▶ _WRITTEN REQUEST_
Write out again exactly the lines from the one containing "Write a Python" through the one containing "-0.015, -0.010, 0.0, 0.005, 0.006, 0.003, 0.0, 0.0]", both included, and omit the pictures.

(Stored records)
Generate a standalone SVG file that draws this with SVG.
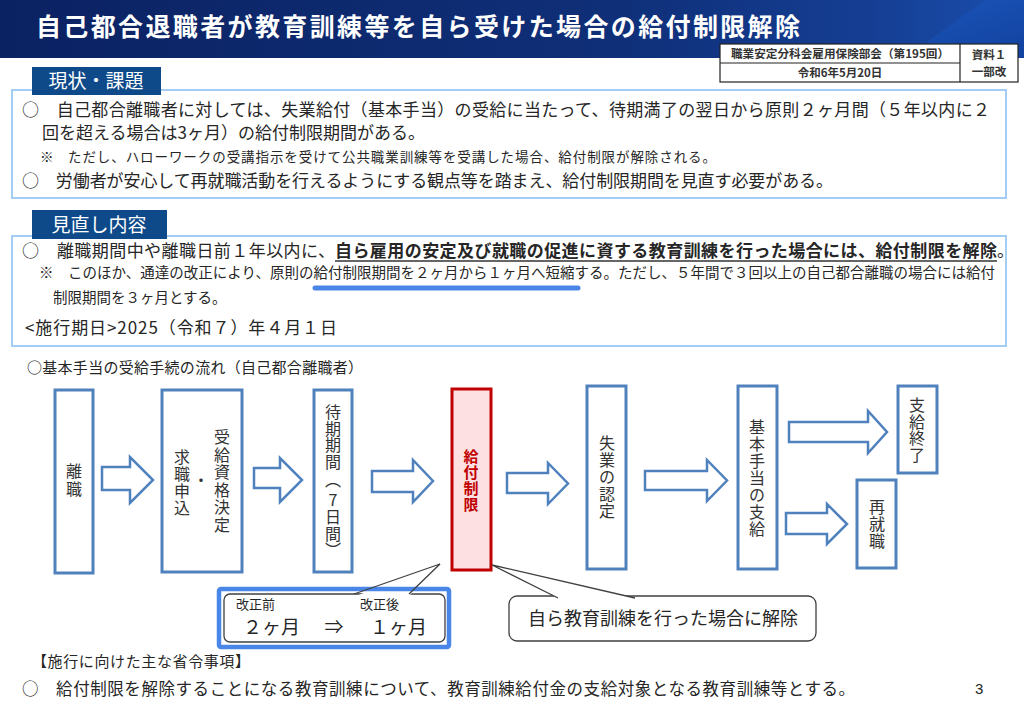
<svg xmlns="http://www.w3.org/2000/svg" width="1024" height="708" viewBox="0 0 1024 708">
<defs>
<linearGradient id="band" x1="0" y1="0" x2="1" y2="0">
<stop offset="0" stop-color="#0b2262"/>
<stop offset="0.6" stop-color="#0f2f78"/>
<stop offset="0.85" stop-color="#153e93"/>
<stop offset="1" stop-color="#1a4fae"/>
</linearGradient>
<linearGradient id="band2" x1="0" y1="0" x2="1" y2="1">
<stop offset="0" stop-color="#1d5cc4"/>
<stop offset="1" stop-color="#0f3d9a"/>
</linearGradient>
<style>
text{font-family:"Noto Sans CJK JP","Noto Sans",sans-serif;fill:#262626}
.b{font-size:17px}
.s{font-size:13.5px}
.m{font-size:14.5px}
.tab{fill:#0e4a8a}
.tabt{font-size:19px;fill:#ffffff;text-anchor:middle}
.sec{fill:#ffffff;stroke:#a4cdf3;stroke-width:2}
.box{fill:#ffffff;stroke:#4f81bd;stroke-width:3}
.red{fill:#fde0e2;stroke:#c00000;stroke-width:3}
.v{font-size:16px;text-anchor:middle;fill:#333333}
.vr{font-size:15px;text-anchor:middle;fill:#c00000;font-weight:bold}
.arr{fill:#ffffff;stroke:#4f81bd;stroke-width:2.5;stroke-linejoin:miter}
.meta{font-size:11.5px;font-weight:bold;text-anchor:middle;fill:#333333}
.ptr{fill:#ffffff;stroke:#404040;stroke-width:1.3}
</style>
</defs>
<rect width="1024" height="708" fill="#ffffff"/>

<g id="header">
<rect x="0" y="0" width="1024" height="58" fill="url(#band)"/>
<polygon points="905,58 985,0 1024,0 1024,58" fill="url(#band2)" opacity="0.75"/>
<text x="36" y="36" font-size="25" font-weight="bold" style="fill:#ffffff" textLength="764" lengthAdjust="spacing">自己都合退職者が教育訓練等を自ら受けた場合の給付制限解除</text>
</g>

<g id="meta">
<rect x="720" y="44" width="298" height="38" fill="#ffffff" stroke="#222222" stroke-width="1.2"/>
<line x1="960" y1="44" x2="960" y2="82" stroke="#222222" stroke-width="1.2"/>
<line x1="720" y1="63" x2="960" y2="63" stroke="#222222" stroke-width="1.2"/>
<text class="meta" x="840" y="58" textLength="218" lengthAdjust="spacingAndGlyphs">職業安定分科会雇用保険部会（第195回）</text>
<text class="meta" x="840" y="77">令和6年5月20日</text>
<text class="meta" x="989" y="59">資料１</text>
<text class="meta" x="989" y="76">一部改</text>
</g>

<g id="section1">
<rect class="sec" x="12" y="90" width="994" height="108"/>
<rect class="tab" x="32" y="67" width="129" height="28"/>
<text class="tabt" x="96" y="88">現状・課題</text>
<text class="b" x="22" y="116" textLength="968" lengthAdjust="spacing">○　自己都合離職者に対しては、失業給付（基本手当）の受給に当たって、待期満了の翌日から原則２ヶ月間（５年以内に２</text>
<text class="b" x="42" y="139">回を超える場合は3ヶ月）の給付制限期間がある。</text>
<text class="s" x="40" y="162">※</text>
<text class="s" x="68" y="162" textLength="648" lengthAdjust="spacing">ただし、ハローワークの受講指示を受けて公共職業訓練等を受講した場合、給付制限が解除される。</text>
<text class="b" x="22" y="187" textLength="811" lengthAdjust="spacing">○　労働者が安心して再就職活動を行えるようにする観点等を踏まえ、給付制限期間を見直す必要がある。</text>
</g>

<g id="section2">
<rect class="sec" x="12" y="236" width="994" height="110"/>
<rect class="tab" x="32" y="210" width="135" height="29"/>
<text class="tabt" x="99" y="232">見直し内容</text>
<text class="b" x="22" y="257" textLength="313" lengthAdjust="spacing">○　離職期間中や離職日前１年以内に、</text>
<text class="b" x="335" y="257" font-weight="bold" textLength="662" lengthAdjust="spacing">自ら雇用の安定及び就職の促進に資する教育訓練を行った場合には、給付制限を解除</text>
<line x1="335" y1="261" x2="997" y2="261" stroke="#333333" stroke-width="1.3"/>
<text class="b" x="997" y="257">。</text>
<line x1="315" y1="288" x2="578" y2="288" stroke="#4a86e8" stroke-width="5" stroke-linecap="round"/>
<text class="m" x="39" y="278">※</text>
<text class="m" x="68" y="278" textLength="927" lengthAdjust="spacing">このほか、通達の改正により、原則の給付制限期間を２ヶ月から１ヶ月へ短縮する。ただし、５年間で３回以上の自己都合離職の場合には給付</text>
<text class="m" x="53" y="303">制限期間を３ヶ月とする。</text>
<text class="b" x="25" y="334" textLength="312" lengthAdjust="spacing">&lt;施行期日&gt;2025（令和７）年４月１日</text>
</g>

<text id="flow-title" x="27" y="373" font-size="15" textLength="336" lengthAdjust="spacing">○基本手当の受給手続の流れ（自己都合離職者）</text>

<g id="node-rishoku">
<rect class="box" x="55" y="390" width="38" height="183"/>
<text class="v"><tspan x="74" y="477">離</tspan><tspan x="74" y="495">職</tspan></text>
</g>

<g id="node-jukyu">
<rect class="box" x="162" y="390" width="80" height="182"/>
<text class="v"><tspan x="222" y="443">受</tspan><tspan x="222" y="460.5">給</tspan><tspan x="222" y="478">資</tspan><tspan x="222" y="495.5">格</tspan><tspan x="222" y="513">決</tspan><tspan x="222" y="530.5">定</tspan></text>
<text class="v" x="201" y="486">・</text>
<text class="v"><tspan x="182" y="463">求</tspan><tspan x="182" y="480">職</tspan><tspan x="182" y="497">申</tspan><tspan x="182" y="514">込</tspan></text>
</g>

<g id="node-taiki">
<rect class="box" x="314" y="390" width="38" height="182"/>
<text class="v"><tspan x="333" y="418">待</tspan><tspan x="333" y="434.5">期</tspan><tspan x="333" y="451">期</tspan><tspan x="333" y="467.5">間</tspan><tspan x="333" y="486">︵</tspan><tspan x="333" y="506">7</tspan><tspan x="333" y="523">日</tspan><tspan x="333" y="539.5">間</tspan><tspan x="333" y="556">︶</tspan></text>
</g>

<g id="node-seigen">
<rect class="red" x="452" y="389" width="39" height="181"/>
<text class="vr"><tspan x="471" y="462">給</tspan><tspan x="471" y="478">付</tspan><tspan x="471" y="494">制</tspan><tspan x="471" y="510">限</tspan></text>
</g>

<g id="node-nintei">
<rect class="box" x="587" y="386" width="39" height="183"/>
<text class="v"><tspan x="607" y="449">失</tspan><tspan x="607" y="466">業</tspan><tspan x="607" y="483">の</tspan><tspan x="607" y="500">認</tspan><tspan x="607" y="517">定</tspan></text>
</g>

<g id="node-shikyu">
<rect class="box" x="738" y="386" width="39" height="183"/>
<text class="v"><tspan x="757" y="432.5">基</tspan><tspan x="757" y="449.5">本</tspan><tspan x="757" y="466.5">手</tspan><tspan x="757" y="483.5">当</tspan><tspan x="757" y="500.5">の</tspan><tspan x="757" y="517.5">支</tspan><tspan x="757" y="534.5">給</tspan></text>
</g>

<g id="node-shuryo">
<rect class="box" x="898" y="386" width="39" height="87"/>
<text class="v"><tspan x="917" y="411">支</tspan><tspan x="917" y="427.5">給</tspan><tspan x="917" y="444">終</tspan><tspan x="917" y="460.5">了</tspan></text>
</g>

<g id="node-sai">
<rect class="box" x="857" y="480" width="39" height="88"/>
<text class="v"><tspan x="877" y="513">再</tspan><tspan x="877" y="530">就</tspan><tspan x="877" y="547">職</tspan></text>
</g>

<g id="connectors">
<path class="arr" d="M102,467 H130 V457 L153,480 L130,503 V490 H102 Z"/>
<path class="arr" d="M254,468 H280 V458 L302,480 L280,502 V488 H254 Z"/>
<path class="arr" d="M372,471 H413 V460 L433,481 L413,502 V492 H372 Z"/>
<path class="arr" d="M507,473 H548 V463 L568,483.5 L548,504 V493 H507 Z"/>
<path class="arr" d="M645,471 H707 V460 L727,480.5 L707,501 V490 H645 Z"/>
<path class="arr" d="M789,422 H868 V411 L887,432 L868,453 V442 H789 Z"/>
<path class="arr" d="M786,513 H827 V504 L847,524 L827,544 V534 H786 Z"/>
</g>

<g id="callout-before-after">
<rect x="224" y="594" width="221" height="48" rx="6" fill="#ffffff" stroke="#404040" stroke-width="1.3"/>
<polygon points="356,596 440,564 409,596" fill="#ffffff"/>
<rect x="219" y="589" width="230" height="58" rx="2" fill="none" stroke="#4a86e8" stroke-width="4.5"/>
<polyline points="354,594 440,564 409,594" fill="none" stroke="#404040" stroke-width="1.3"/>
<text x="236" y="609" font-size="13">改正前</text>
<text x="360" y="609" font-size="13">改正後</text>
<text x="243" y="634" font-size="19">２ヶ月</text>
<text x="334" y="634" font-size="19" text-anchor="middle">⇒</text>
<text x="370" y="634" font-size="19">１ヶ月</text>
</g>

<g id="callout-release">
<rect x="509" y="596" width="307" height="45" rx="8" fill="#ffffff" stroke="#404040" stroke-width="1.3"/>
<polyline class="ptr" points="558,598 492,565 635,598"/>
<text x="663" y="625" font-size="18" text-anchor="middle">自ら教育訓練を行った場合に解除</text>
</g>

<g id="footer">
<text x="32" y="667" font-size="15" textLength="218" lengthAdjust="spacing">【施行に向けた主な省令事項】</text>
<text x="22" y="695" font-size="16.5" textLength="833" lengthAdjust="spacing">○　給付制限を解除することになる教育訓練について、教育訓練給付金の支給対象となる教育訓練等とする。</text>
<text x="975" y="694" font-size="15" style="font-family:'Liberation Sans',sans-serif">3</text>
</g>
</svg>
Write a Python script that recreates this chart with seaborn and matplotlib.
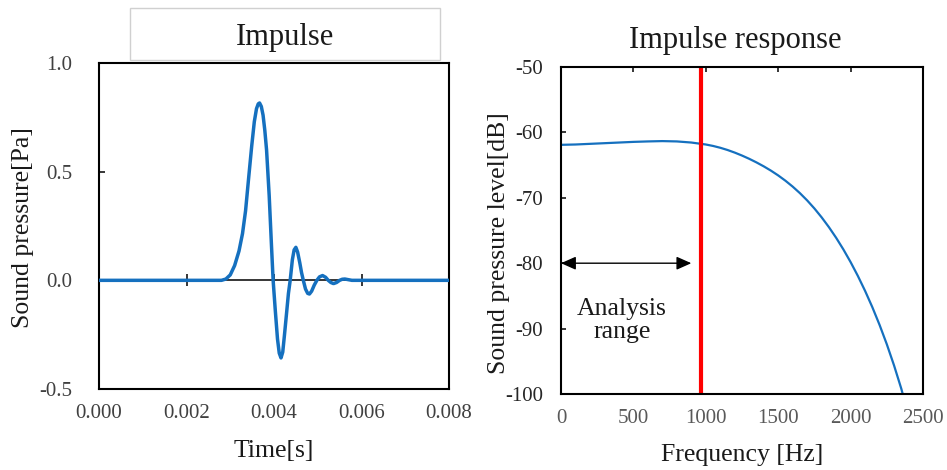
import matplotlib
matplotlib.use("Agg")
import matplotlib.pyplot as plt
from matplotlib.patches import Rectangle
import seaborn as sns

# ---------------- data ----------------
time_s = [0.0, 0.00280, 0.00290, 0.00300, 0.00310, 0.00320, 0.00328, 0.00335,
          0.00342, 0.00349, 0.00355, 0.00360, 0.00364, 0.00367, 0.00371, 0.00375,
          0.00379, 0.00383, 0.00389, 0.00394, 0.00398, 0.00403, 0.00408, 0.00412,
          0.00416, 0.00420, 0.00424, 0.00429, 0.00433, 0.00437, 0.00442, 0.00446,
          0.00450, 0.00454, 0.00459, 0.00463, 0.00467, 0.00472, 0.00477, 0.00481,
          0.00486, 0.00492, 0.00498, 0.00504, 0.00511, 0.00518, 0.00524, 0.00530,
          0.00536, 0.00543, 0.00550, 0.00556, 0.00562, 0.00570, 0.00578, 0.008]
pressure_pa = [0.0, 0.0, 0.006, 0.025, 0.068, 0.135, 0.215, 0.320,
               0.470, 0.617, 0.730, 0.790, 0.812, 0.816, 0.800, 0.760,
               0.690, 0.600, 0.390, 0.170, 0.0, -0.140, -0.270, -0.335,
               -0.357, -0.330, -0.250, -0.145, -0.060, 0.0, 0.095, 0.140,
               0.152, 0.130, 0.080, 0.035, 0.0, -0.040, -0.060, -0.063,
               -0.050, -0.022, 0.0, 0.016, 0.022, 0.014, 0.0, -0.010,
               -0.015, -0.010, 0.0, 0.005, 0.006, 0.003, 0.0, 0.0]

freq_hz = [0, 100, 200, 300, 400, 500, 600, 700, 800, 900, 1000, 1050, 1100,
           1150, 1200, 1250, 1300, 1350, 1400, 1450, 1500, 1550, 1600, 1650,
           1700, 1750, 1800, 1850, 1900, 1950, 2000, 2050, 2100, 2150, 2200,
           2250, 2300, 2350, 2360]
spl_db = [-61.9, -61.85, -61.75, -61.65, -61.55, -61.45, -61.38, -61.33, -61.38,
          -61.55, -61.85, -62.07, -62.35, -62.69, -63.09, -63.54, -64.04, -64.59,
          -65.19, -65.85, -66.58, -67.39, -68.29, -69.29, -70.40, -71.63, -72.99,
          -74.48, -76.11, -77.89, -79.83, -81.94, -84.23, -86.72, -89.43, -92.39,
          -95.63, -99.18, -100.0]

cutoff_hz = 970
arrow_end_hz = 900
arrow_level_db = -80

time_ticks = [0.000, 0.002, 0.004, 0.006, 0.008]
time_labels = ["0.000", "0.002", "0.004", "0.006", "0.008"]
press_ticks = [-0.5, 0.0, 0.5, 1.0]
press_labels = ["-0.5", "0.0", "0.5", "1.0"]
freq_ticks = [0, 500, 1000, 1500, 2000, 2500]
freq_labels = ["0", "500", "1000", "1500", "2000", "2500"]
db_ticks = [-100, -90, -80, -70, -60, -50]
db_labels = ["-100", "-90", "-80", "-70", "-60", "-50"]

# ---------------- style ----------------
sns.set_theme(style="white")
plt.rcParams["font.family"] = ["Liberation Serif", "DejaVu Serif"]

BLUE = "#1570BF"
fig = plt.figure(figsize=(9.47, 4.70), dpi=100)

# ================= left: Impulse =================
axL = fig.add_axes([99 / 947, 1 - 389 / 470, 350 / 947, 326 / 470])
sns.lineplot(x=time_s, y=pressure_pa, ax=axL, color=BLUE, linewidth=2.5, zorder=3)
axL.set_xlim(0, 0.008)
axL.set_ylim(-0.5, 1.0)

for s in axL.spines.values():
    s.set_color("black")
    s.set_linewidth(1.5)
# zero axis line with crossing ticks
axL.spines["bottom"].set_position(("data", 0))
axL.spines["bottom"].set_linewidth(1.1)
axL.spines["bottom"].set_zorder(2)
axL.set_xticks(time_ticks)
axL.tick_params(axis="x", direction="inout", length=8.6, width=1.1, color="black",
                labelbottom=False, bottom=True)
axL.set_yticks(press_ticks)
axL.set_yticklabels(press_labels)
axL.tick_params(axis="y", direction="in", length=4.5, width=1.1, color="black",
                left=True, pad=19, labelsize=15, labelcolor="#404040")

sec = axL.secondary_xaxis("bottom")
sec.set_xticks(time_ticks)
sec.set_xticklabels(time_labels)
sec.tick_params(length=0, pad=11, labelsize=15, labelcolor="#404040")
sec.spines["bottom"].set_linewidth(1.5)
sec.spines["bottom"].set_color("black")
for lab in sec.get_xticklabels():
    lab.set_fontfamily(["Liberation Serif", "DejaVu Serif"])

axL.set_xlabel("")
axL.set_ylabel("Sound pressure[Pa]", fontsize=18.5, color="#1a1a1a")
axL.yaxis.label.set_verticalalignment("center")
axL.yaxis.set_label_coords(-0.217, 0.495)
fig.text(274 / 947, 1 - 451 / 470, "Time[s]", fontsize=18.5, color="#1a1a1a",
         ha="center", va="center")

# title box
fig.patches.append(Rectangle((130 / 947, 1 - 60 / 470), 310 / 947, 52 / 470,
                             transform=fig.transFigure, fill=False,
                             edgecolor="#d0d0d0", linewidth=1.0))
fig.text(285 / 947, 1 - 45 / 470, "Impulse", fontsize=22, color="#1a1a1a",
         ha="center", va="baseline")

# ================= right: Impulse response =================
axR = fig.add_axes([561 / 947, 1 - 394 / 470, 362 / 947, 327 / 470])
sns.lineplot(x=freq_hz, y=spl_db, ax=axR, color=BLUE, linewidth=1.6, zorder=3)
axR.set_xlim(0, 2500)
axR.set_ylim(-100, -50)
axR.axvline(cutoff_hz, color="#ff0000", linewidth=3.0, zorder=4)
for s in axR.spines.values():
    s.set_color("black")
    s.set_linewidth(1.5)
    s.set_zorder(5)

axR.set_xticks(freq_ticks)
axR.set_xticklabels(freq_labels)
axR.tick_params(axis="x", which="both", bottom=False, top=True, direction="in",
                length=3.8, width=1.1, color="black", labelbottom=True,
                labeltop=False, pad=11, labelsize=15, labelcolor="#595959")
axR.set_yticks(db_ticks)
axR.set_yticklabels(db_labels)
axR.tick_params(axis="y", left=True, direction="in", length=3.8, width=1.1,
                color="black", pad=13, labelsize=15, labelcolor="#262626")

axR.annotate("", xy=(0, arrow_level_db), xytext=(arrow_end_hz, arrow_level_db),
             arrowprops=dict(arrowstyle="<|-|>,head_length=0.45,head_width=0.2",
                             mutation_scale=20, color="black", lw=1.0,
                             shrinkA=0, shrinkB=0))
axR.text(421, -88.8, "Analysis\nrange", fontsize=18.5, color="#1a1a1a",
         ha="center", va="center", linespacing=1.05)

axR.set_xlabel("")
axR.set_ylabel("Sound pressure level[dB]", fontsize=18.5, color="#1a1a1a")
axR.yaxis.label.set_verticalalignment("center")
axR.yaxis.set_label_coords(-0.171, 0.46)
fig.text(742 / 947, 1 - 455 / 470, "Frequency [Hz]", fontsize=18.5, color="#1a1a1a",
         ha="center", va="center")
fig.text(735 / 947, 1 - 48 / 470, "Impulse response", fontsize=22, color="#1a1a1a",
         ha="center", va="baseline")

fig.savefig("out.png", dpi=100)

▶ _RESULT OF THIS EXERCISE_
Write a Python script that recreates this chart with seaborn and matplotlib.
import matplotlib
matplotlib.use("Agg")
import matplotlib.pyplot as plt
from matplotlib.patches import Rectangle
import seaborn as sns

# ---------------- data ----------------
time_s = [0.0, 0.00280, 0.00290, 0.00300, 0.00310, 0.00320, 0.00328, 0.00335,
          0.00342, 0.00349, 0.00355, 0.00360, 0.00364, 0.00367, 0.00371, 0.00375,
          0.00379, 0.00383, 0.00389, 0.00394, 0.00398, 0.00403, 0.00408, 0.00412,
          0.00416, 0.00420, 0.00424, 0.00429, 0.00433, 0.00437, 0.00442, 0.00446,
          0.00450, 0.00454, 0.00459, 0.00463, 0.00467, 0.00472, 0.00477, 0.00481,
          0.00486, 0.00492, 0.00498, 0.00504, 0.00511, 0.00518, 0.00524, 0.00530,
          0.00536, 0.00543, 0.00550, 0.00556, 0.00562, 0.00570, 0.00578, 0.008]
pressure_pa = [0.0, 0.0, 0.006, 0.025, 0.068, 0.135, 0.215, 0.320,
               0.470, 0.617, 0.730, 0.790, 0.812, 0.816, 0.800, 0.760,
               0.690, 0.600, 0.390, 0.170, 0.0, -0.140, -0.270, -0.335,
               -0.357, -0.330, -0.250, -0.145, -0.060, 0.0, 0.095, 0.140,
               0.152, 0.130, 0.080, 0.035, 0.0, -0.040, -0.060, -0.063,
               -0.050, -0.022, 0.0, 0.016, 0.022, 0.014, 0.0, -0.010,
               -0.015, -0.010, 0.0, 0.005, 0.006, 0.003, 0.0, 0.0]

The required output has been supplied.